*Given problem*.
Tally the lines in the listing below that include "this". Answer with the count and nothing more.

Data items
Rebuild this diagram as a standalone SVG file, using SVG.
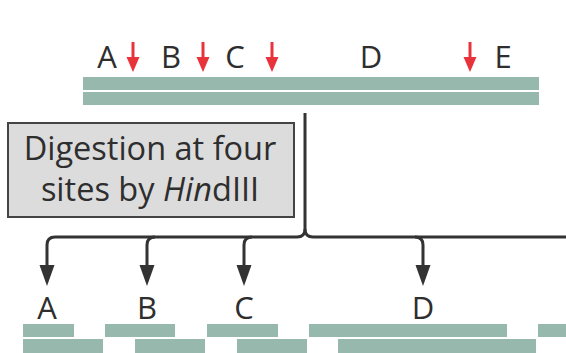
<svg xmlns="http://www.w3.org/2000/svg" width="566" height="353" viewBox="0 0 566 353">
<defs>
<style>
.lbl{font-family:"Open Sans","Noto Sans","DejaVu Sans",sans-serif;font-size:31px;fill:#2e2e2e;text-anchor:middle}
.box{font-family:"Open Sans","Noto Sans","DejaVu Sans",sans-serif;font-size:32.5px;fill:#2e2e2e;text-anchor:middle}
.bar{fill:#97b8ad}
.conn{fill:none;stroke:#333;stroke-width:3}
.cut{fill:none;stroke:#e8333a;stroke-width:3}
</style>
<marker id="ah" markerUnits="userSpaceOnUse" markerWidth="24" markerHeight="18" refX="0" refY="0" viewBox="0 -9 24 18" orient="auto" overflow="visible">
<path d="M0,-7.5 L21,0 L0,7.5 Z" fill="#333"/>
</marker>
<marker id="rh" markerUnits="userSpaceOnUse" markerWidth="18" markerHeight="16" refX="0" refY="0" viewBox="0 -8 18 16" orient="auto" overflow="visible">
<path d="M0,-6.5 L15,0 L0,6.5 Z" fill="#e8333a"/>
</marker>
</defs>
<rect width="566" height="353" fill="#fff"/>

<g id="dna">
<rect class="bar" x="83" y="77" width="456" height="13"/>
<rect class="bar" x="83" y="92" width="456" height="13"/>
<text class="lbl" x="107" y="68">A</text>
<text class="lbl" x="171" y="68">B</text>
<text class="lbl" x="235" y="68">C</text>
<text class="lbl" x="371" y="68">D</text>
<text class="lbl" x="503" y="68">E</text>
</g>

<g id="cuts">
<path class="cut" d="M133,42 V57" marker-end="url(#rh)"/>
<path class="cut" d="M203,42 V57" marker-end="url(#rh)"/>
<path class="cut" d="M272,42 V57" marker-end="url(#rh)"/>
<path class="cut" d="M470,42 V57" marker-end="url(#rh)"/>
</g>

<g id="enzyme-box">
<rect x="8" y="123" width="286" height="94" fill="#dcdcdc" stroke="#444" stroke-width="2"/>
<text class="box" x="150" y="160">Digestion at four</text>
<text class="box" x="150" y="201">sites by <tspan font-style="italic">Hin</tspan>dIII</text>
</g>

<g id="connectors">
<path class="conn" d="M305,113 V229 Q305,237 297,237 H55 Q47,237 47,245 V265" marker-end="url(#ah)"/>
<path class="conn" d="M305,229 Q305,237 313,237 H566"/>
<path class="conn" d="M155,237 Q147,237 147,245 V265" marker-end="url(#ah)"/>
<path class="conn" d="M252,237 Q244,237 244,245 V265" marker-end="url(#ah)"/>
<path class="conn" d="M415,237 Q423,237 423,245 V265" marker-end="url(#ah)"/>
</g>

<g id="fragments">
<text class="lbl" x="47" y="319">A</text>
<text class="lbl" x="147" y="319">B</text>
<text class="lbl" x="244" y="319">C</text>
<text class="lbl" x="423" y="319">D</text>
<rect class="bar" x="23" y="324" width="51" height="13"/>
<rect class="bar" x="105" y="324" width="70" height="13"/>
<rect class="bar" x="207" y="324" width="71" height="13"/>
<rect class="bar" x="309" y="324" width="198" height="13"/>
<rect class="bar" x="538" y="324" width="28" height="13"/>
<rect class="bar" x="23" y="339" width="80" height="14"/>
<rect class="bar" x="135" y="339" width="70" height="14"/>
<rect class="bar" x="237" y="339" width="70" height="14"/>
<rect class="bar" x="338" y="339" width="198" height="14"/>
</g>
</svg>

==

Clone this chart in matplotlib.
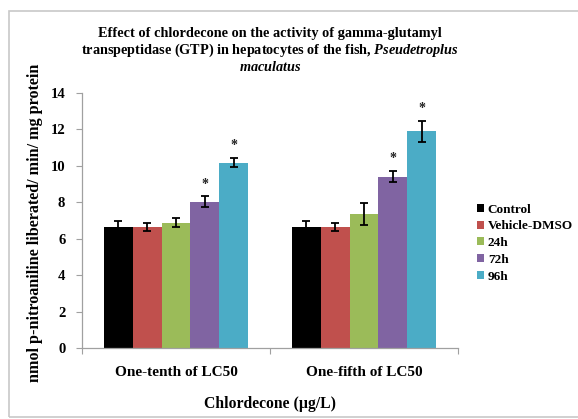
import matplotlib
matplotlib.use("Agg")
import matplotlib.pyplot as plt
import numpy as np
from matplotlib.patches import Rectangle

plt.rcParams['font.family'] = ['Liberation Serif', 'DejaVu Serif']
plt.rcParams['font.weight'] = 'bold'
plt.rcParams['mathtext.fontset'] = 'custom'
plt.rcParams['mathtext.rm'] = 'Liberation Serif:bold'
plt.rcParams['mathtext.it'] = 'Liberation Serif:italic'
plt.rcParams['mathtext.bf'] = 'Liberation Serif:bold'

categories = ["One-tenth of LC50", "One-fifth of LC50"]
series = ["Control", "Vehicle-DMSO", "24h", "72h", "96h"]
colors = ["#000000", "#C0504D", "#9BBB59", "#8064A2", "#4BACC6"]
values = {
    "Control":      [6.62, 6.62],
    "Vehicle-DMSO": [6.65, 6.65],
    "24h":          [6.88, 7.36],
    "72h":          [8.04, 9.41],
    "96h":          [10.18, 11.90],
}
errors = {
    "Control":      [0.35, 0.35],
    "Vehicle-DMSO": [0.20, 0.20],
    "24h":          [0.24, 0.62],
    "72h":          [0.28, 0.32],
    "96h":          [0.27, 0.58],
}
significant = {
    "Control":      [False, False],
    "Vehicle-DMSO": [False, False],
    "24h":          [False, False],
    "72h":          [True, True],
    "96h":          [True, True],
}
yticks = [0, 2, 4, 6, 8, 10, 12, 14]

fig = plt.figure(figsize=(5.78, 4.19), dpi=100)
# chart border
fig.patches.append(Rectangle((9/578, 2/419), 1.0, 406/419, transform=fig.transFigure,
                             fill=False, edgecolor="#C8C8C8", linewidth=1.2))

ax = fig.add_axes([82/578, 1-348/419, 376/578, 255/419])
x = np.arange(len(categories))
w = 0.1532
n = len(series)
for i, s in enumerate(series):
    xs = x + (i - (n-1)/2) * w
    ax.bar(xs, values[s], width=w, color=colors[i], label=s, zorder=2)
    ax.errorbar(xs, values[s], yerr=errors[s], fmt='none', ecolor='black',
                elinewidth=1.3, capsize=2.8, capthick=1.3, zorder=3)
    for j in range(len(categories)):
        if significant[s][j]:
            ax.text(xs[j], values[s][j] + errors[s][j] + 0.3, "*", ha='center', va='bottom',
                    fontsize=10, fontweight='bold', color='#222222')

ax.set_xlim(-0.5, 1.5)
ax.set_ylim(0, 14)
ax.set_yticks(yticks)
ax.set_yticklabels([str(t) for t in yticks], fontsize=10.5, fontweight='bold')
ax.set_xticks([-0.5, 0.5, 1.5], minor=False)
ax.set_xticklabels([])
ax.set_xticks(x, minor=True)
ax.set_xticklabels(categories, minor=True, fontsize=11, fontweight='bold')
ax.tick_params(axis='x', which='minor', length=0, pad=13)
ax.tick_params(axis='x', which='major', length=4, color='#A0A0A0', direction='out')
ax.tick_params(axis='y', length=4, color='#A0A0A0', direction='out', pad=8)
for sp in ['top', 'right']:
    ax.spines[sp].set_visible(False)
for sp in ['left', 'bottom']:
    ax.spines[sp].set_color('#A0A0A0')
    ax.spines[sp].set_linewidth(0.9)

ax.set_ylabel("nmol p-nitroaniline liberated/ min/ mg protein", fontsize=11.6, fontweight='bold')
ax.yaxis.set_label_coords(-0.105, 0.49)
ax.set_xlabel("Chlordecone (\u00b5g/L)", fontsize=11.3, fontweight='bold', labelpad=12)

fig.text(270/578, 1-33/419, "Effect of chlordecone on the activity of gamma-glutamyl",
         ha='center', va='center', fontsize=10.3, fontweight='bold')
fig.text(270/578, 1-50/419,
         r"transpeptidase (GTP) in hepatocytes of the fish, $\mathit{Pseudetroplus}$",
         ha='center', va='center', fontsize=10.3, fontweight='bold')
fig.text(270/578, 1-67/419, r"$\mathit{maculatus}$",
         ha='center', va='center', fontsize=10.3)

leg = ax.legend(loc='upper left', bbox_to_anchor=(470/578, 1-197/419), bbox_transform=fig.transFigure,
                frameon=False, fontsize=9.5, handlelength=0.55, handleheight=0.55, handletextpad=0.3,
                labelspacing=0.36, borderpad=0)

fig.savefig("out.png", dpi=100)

*Completed task*.
2